Meski Presiden Joko Widodo pernah menegaskan larangan pembakaran lahan dan menuntut pertanggungjawaban kepala daerah, implementasinya di lapangan masih lemah. Tak jarang, aparat hanya fokus pada pemadaman tanpa menyentuh akar masalah: perizinan lahan yang longgar, lemahnya pengawasan, hingga dugaan praktik pembakaran untuk membuka lahan cepat.
“Perlu ada audit menyeluruh. Siapa pemilik lahan? Apakah ini konsesi? Jika iya, mengapa terbakar?” ujar seorang aktivis lingkungan yang tak mau disebutkan namanya. Ia mendesak pemerintah daerah lebih transparan terkait data kebakaran dan mengedepankan penegakan hukum.
Asap dan Bahaya Kesehatan
Tak hanya lahan yang terbakar, kebakaran juga berpotensi menimbulkan krisis kesehatan masyarakat akibat paparan asap. Anak-anak, lansia, dan warga dengan gangguan pernapasan menjadi kelompok paling rentan.
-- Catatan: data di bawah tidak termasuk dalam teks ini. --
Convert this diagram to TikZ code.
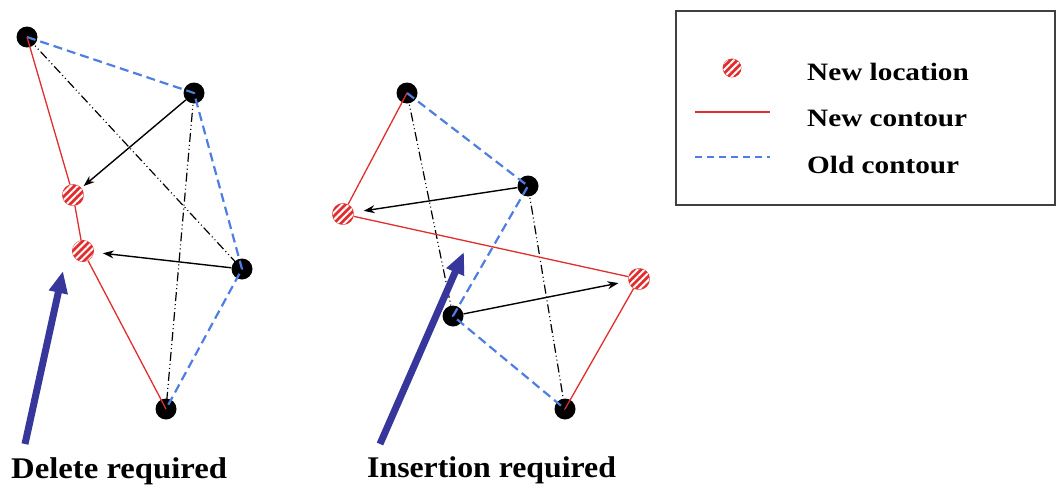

Pemerintah daerah diminta segera mengantisipasi dampak lanjutan, seperti gangguan sekolah, distribusi masker, dan pemeriksaan kesehatan gratis.
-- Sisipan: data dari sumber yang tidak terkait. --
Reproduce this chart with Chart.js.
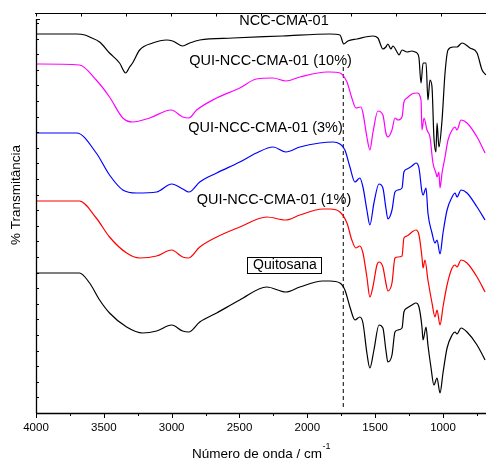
<!DOCTYPE html>
<html>
<head>
<meta charset="utf-8">
<script src="https://cdn.jsdelivr.net/npm/chart.js"></script>
<style>
  html, body { margin: 0; padding: 0; background: #fff; }
  #chart { display: block; }
</style>
</head>
<body>
<canvas id="chart" width="486" height="462"></canvas>
<script>
// --- datos (número de onda / transmitância relativa com deslocamento) ---
const nccX = [4000, 3700, 3640, 3605, 3531, 3458, 3384, 3339, 3310, 3288, 3236, 3140, 3037, 2993, 2919, 2867, 2793, 2550, 2181, 1834, 1760, 1731, 1701, 1635, 1517, 1480, 1443, 1421, 1406, 1384, 1369, 1339, 1324, 1302, 1265, 1229, 1206, 1192, 1177, 1162, 1147, 1125, 1111, 1096, 1081, 1067, 1052, 1044, 1030, 1007, 985, 963, 926, 897, 860, 801, 749, 712, 683];
const nccY = [379, 379, 378, 376, 371, 360, 350, 340, 346, 350, 363, 370, 373, 372, 367, 370, 373, 375, 377, 379, 378, 369, 372, 374, 377, 375, 364, 366, 369, 364, 367, 361, 358, 363, 361, 362, 361, 360, 355, 330, 350, 350, 313, 333, 326, 276, 261, 290, 266, 293, 340, 363, 366, 366, 370, 365, 360, 343, 338];

const qui10X = [4000, 3680, 3556, 3458, 3360, 3288, 3162, 3003, 2918, 2873, 2816, 2668, 2498, 2375, 2252, 2158, 2055, 1856, 1834, 1760, 1708, 1672, 1642, 1605, 1590, 1561, 1539, 1517, 1480, 1443, 1421, 1406, 1376, 1354, 1332, 1302, 1288, 1265, 1229, 1192, 1162, 1155, 1140, 1118, 1096, 1074, 1052, 1044, 1030, 1022, 1007, 985, 963, 933, 911, 897, 867, 823, 749, 690];
const qui10Y = [349, 348, 333, 316, 295, 291, 295, 303, 296, 295, 303, 315, 325, 334, 335, 332, 336, 341, 341, 340, 331, 315, 305, 306, 300, 276, 263, 280, 302, 298, 280, 276, 283, 295, 293, 296, 311, 315, 319, 320, 313, 283, 295, 283, 276, 250, 240, 236, 241, 225, 240, 256, 273, 283, 286, 283, 293, 290, 276, 260];

const qui3X = [4000, 3700, 3556, 3458, 3360, 3258, 3111, 3000, 2918, 2873, 2793, 2668, 2498, 2375, 2252, 2158, 2055, 1908, 1812, 1760, 1723, 1686, 1649, 1613, 1590, 1561, 1539, 1509, 1472, 1443, 1421, 1406, 1376, 1354, 1332, 1302, 1288, 1265, 1229, 1199, 1177, 1155, 1147, 1125, 1111, 1081, 1059, 1044, 1022, 1000, 970, 933, 911, 897, 867, 823, 749, 690];
const qui3Y = [280, 280, 260, 238, 223, 220, 221, 229, 224, 221, 231, 240, 251, 260, 266, 261, 266, 270, 271, 269, 263, 246, 231, 235, 226, 203, 188, 210, 229, 225, 205, 194, 203, 221, 223, 225, 241, 244, 247, 250, 245, 221, 218, 225, 200, 180, 170, 173, 159, 180, 203, 216, 220, 216, 223, 220, 206, 193];

const qui1X = [4000, 3680, 3556, 3458, 3332, 3236, 3111, 3000, 2919, 2875, 2793, 2668, 2498, 2299, 2159, 2055, 1886, 1834, 1760, 1708, 1672, 1642, 1613, 1590, 1561, 1539, 1517, 1487, 1472, 1443, 1421, 1406, 1376, 1354, 1332, 1302, 1288, 1265, 1229, 1199, 1177, 1155, 1147, 1133, 1111, 1081, 1059, 1044, 1022, 1000, 970, 933, 911, 897, 867, 823, 749, 690];
const qui1Y = [212, 212, 195, 176, 160, 155, 157, 163, 156, 155, 166, 176, 186, 196, 193, 198, 204, 204, 201, 190, 173, 165, 167, 160, 136, 116, 126, 148, 151, 146, 130, 122, 130, 155, 156, 157, 175, 177, 181, 183, 178, 156, 145, 153, 133, 110, 96, 103, 88, 106, 128, 145, 148, 146, 153, 150, 136, 121];

const quitX = [4000, 3680, 3605, 3531, 3458, 3332, 3214, 3111, 3000, 2919, 2875, 2793, 2668, 2498, 2299, 2159, 2055, 1886, 1834, 1760, 1723, 1686, 1649, 1613, 1590, 1561, 1539, 1509, 1472, 1443, 1421, 1406, 1376, 1354, 1332, 1302, 1288, 1265, 1229, 1199, 1177, 1155, 1147, 1125, 1111, 1089, 1067, 1044, 1022, 1000, 970, 933, 911, 897, 867, 823, 749, 690];
const quitY = [140, 140, 130, 113, 100, 86, 80, 82, 88, 82, 81, 91, 100, 113, 126, 121, 126, 132, 132, 130, 123, 106, 93, 96, 90, 60, 45, 63, 88, 85, 63, 51, 58, 81, 83, 85, 101, 105, 108, 110, 106, 86, 73, 86, 68, 46, 28, 35, 20, 40, 65, 78, 81, 79, 85, 81, 68, 53];

// linha tracejada (C=O ~1735 cm-1)
const refLineX = [1735, 1735];
const refLineY = [346, 6];

const tickValues = [4000, 3750, 3500, 3250, 3000, 2750, 2500, 2250, 2000, 1750, 1500, 1250, 1000, 750];
const labelEvery = 500;

const seriesNames = ['NCC-CMA-01', 'QUI-NCC-CMA-01 (10%)', 'QUI-NCC-CMA-01 (3%)', 'QUI-NCC-CMA-01 (1%)', 'Quitosana'];
const seriesColors = ['#000000', '#ff00ff', '#0000ff', '#ff0000', '#000000'];

function toPoints(xs, ys) {
  return xs.map((x, i) => ({ x: x, y: ys[i] }));
}

const FONT = '"Liberation Sans", Arial, sans-serif';

// eixos, marcas e textos no estilo Origin
const decorPlugin = {
  id: 'decor',
  afterDraw(chart) {
    const ctx = chart.ctx;
    const a = chart.chartArea;
    const xs = chart.scales.x;
    ctx.save();
    ctx.strokeStyle = '#000';
    ctx.fillStyle = '#000';
    ctx.lineWidth = 1;

    // linha superior com marcas
    ctx.beginPath();
    ctx.moveTo(a.left - 1, 13.5);
    ctx.lineTo(a.right, 13.5);
    for (let k = 0; k <= 10; k++) {
      const px = Math.round(a.left + k * (a.right - a.left) / 10) + 0.5;
      ctx.moveTo(px, 13.5);
      ctx.lineTo(px, 16.5);
    }
    ctx.stroke();

    // eixo esquerdo
    ctx.lineWidth = 1.3;
    ctx.beginPath();
    ctx.moveTo(a.left + 0.5, 19);
    ctx.lineTo(a.left + 0.5, a.bottom);
    ctx.stroke();
    ctx.lineWidth = 1;
    ctx.beginPath();
    ctx.moveTo(a.left, 19.5);
    ctx.lineTo(a.left + 4, 19.5);
    for (let py = a.bottom - 15.6; py > 22; py -= 15.6) {
      const y = Math.round(py) + 0.5;
      ctx.moveTo(a.left, y);
      ctx.lineTo(a.left + 3, y);
    }
    ctx.stroke();

    // eixo inferior
    ctx.lineWidth = 1.3;
    ctx.beginPath();
    ctx.moveTo(a.left, a.bottom + 0.5);
    ctx.lineTo(a.right, a.bottom + 0.5);
    ctx.stroke();
    ctx.lineWidth = 1;
    ctx.beginPath();
    tickValues.forEach(v => {
      const px = Math.round(xs.getPixelForValue(v)) + 0.5;
      const len = v % labelEvery === 0 ? 5 : 3;
      ctx.moveTo(px, a.bottom);
      ctx.lineTo(px, a.bottom + len);
    });
    ctx.stroke();

    ctx.font = '11.5px ' + FONT;
    ctx.textAlign = 'center';
    ctx.textBaseline = 'middle';
    tickValues.forEach(v => {
      if (v % labelEvery === 0) {
        ctx.fillText(String(v), xs.getPixelForValue(v), 428);
      }
    });

    // título do eixo x com expoente
    ctx.font = '13.5px ' + FONT;
    const base = 'Número de onda / cm';
    const sup = '-1';
    const wBase = ctx.measureText(base).width;
    ctx.font = '9px ' + FONT;
    const wSup = ctx.measureText(sup).width;
    const startX = (a.left + a.right) / 2 - (wBase + wSup) / 2;
    ctx.textAlign = 'left';
    ctx.font = '13.5px ' + FONT;
    ctx.fillText(base, startX, 454);
    ctx.font = '9px ' + FONT;
    ctx.fillText(sup, startX + wBase + 0.5, 447);

    // título do eixo y
    ctx.save();
    ctx.translate(16, 195);
    ctx.rotate(-Math.PI / 2);
    ctx.textAlign = 'center';
    ctx.font = '13.5px ' + FONT;
    ctx.fillText('% Transmitância', 0, 0);
    ctx.restore();

    // rótulos das curvas
    ctx.font = '14.5px ' + FONT;
    ctx.textAlign = 'center';
    ctx.fillText(seriesNames[0], 284, 21);
    ctx.fillText(seriesNames[1], 270.5, 61);
    ctx.fillText(seriesNames[2], 265.5, 128);
    ctx.fillText(seriesNames[3], 274, 200);
    ctx.font = '14px ' + FONT;
    ctx.fillText(seriesNames[4], 285, 265.5);
    ctx.strokeRect(247.5, 257.5, 74, 16);
    ctx.restore();
  }
};

const datasets = [
  [nccX, nccY], [qui10X, qui10Y], [qui3X, qui3Y], [qui1X, qui1Y], [quitX, quitY]
].map((s, i) => ({
  label: seriesNames[i],
  data: toPoints(s[0], s[1]),
  borderColor: seriesColors[i],
  borderWidth: 1.2,
  pointRadius: 0,
  fill: false,
  cubicInterpolationMode: 'monotone'
}));

datasets.push({
  label: 'ref',
  data: toPoints(refLineX, refLineY),
  borderColor: '#000',
  borderWidth: 1,
  borderDash: [4, 3],
  pointRadius: 0,
  fill: false
});

new Chart(document.getElementById('chart'), {
  type: 'line',
  data: { datasets: datasets },
  options: {
    responsive: false,
    animation: false,
    layout: { padding: { left: 36, right: 0, top: 14, bottom: 49 } },
    plugins: { legend: { display: false }, tooltip: { enabled: false } },
    scales: {
      x: { type: 'linear', min: 683, max: 4000, reverse: true, display: false },
      y: { type: 'linear', min: 0, max: 399, display: false }
    }
  },
  plugins: [decorPlugin]
});
</script>
</body>
</html>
Hingga kini, belum ada keterangan resmi dari Dinas Kesehatan Ogan Ilir mengenai tingkat paparan udara maupun dampak langsung terhadap masyarakat. Namun, sejumlah warga di sekitar lokasi kebakaran mengaku mulai mengalami batuk dan sesak.
“Sejak kemarin sore asap mulai terasa. Anak saya batuk-batuk terus, padahal belum musim hujan,” kata Hartini, warga Desa Sungai Rambutan.
Penegakan Hukum Diuji
Kebakaran lahan ini akan menjadi ujian bagi aparat penegak hukum dan pemerintah daerah dalam menjalankan komitmen pencegahan karhutla. UU No. 32 Tahun 2009 tentang Perlindungan dan Pengelolaan Lingkungan Hidup secara tegas menyebutkan larangan pembakaran lahan, baik secara sengaja maupun lalai. Sanksinya pun tidak ringan: pidana hingga denda miliaran rupiah.
Namun, fakta di lapangan menunjukkan bahwa sanksi jarang dijatuhkan kepada aktor utama. Kalaupun ada, biasanya hanya menyentuh warga kecil tanpa menyentuh korporasi yang menikmati hasil dari pembukaan lahan.
Bongkar Akar Masalah
Kebakaran di Ogan Ilir mestinya tak hanya direspons dengan water canon dan tangki pemadam. Perlu langkah hukum, audit kebijakan, dan keberanian membongkar rantai perizinan dan konflik lahan yang kerap disembunyikan. Bila tidak, musim kering akan selalu disambut dengan sirine, bukan hujan.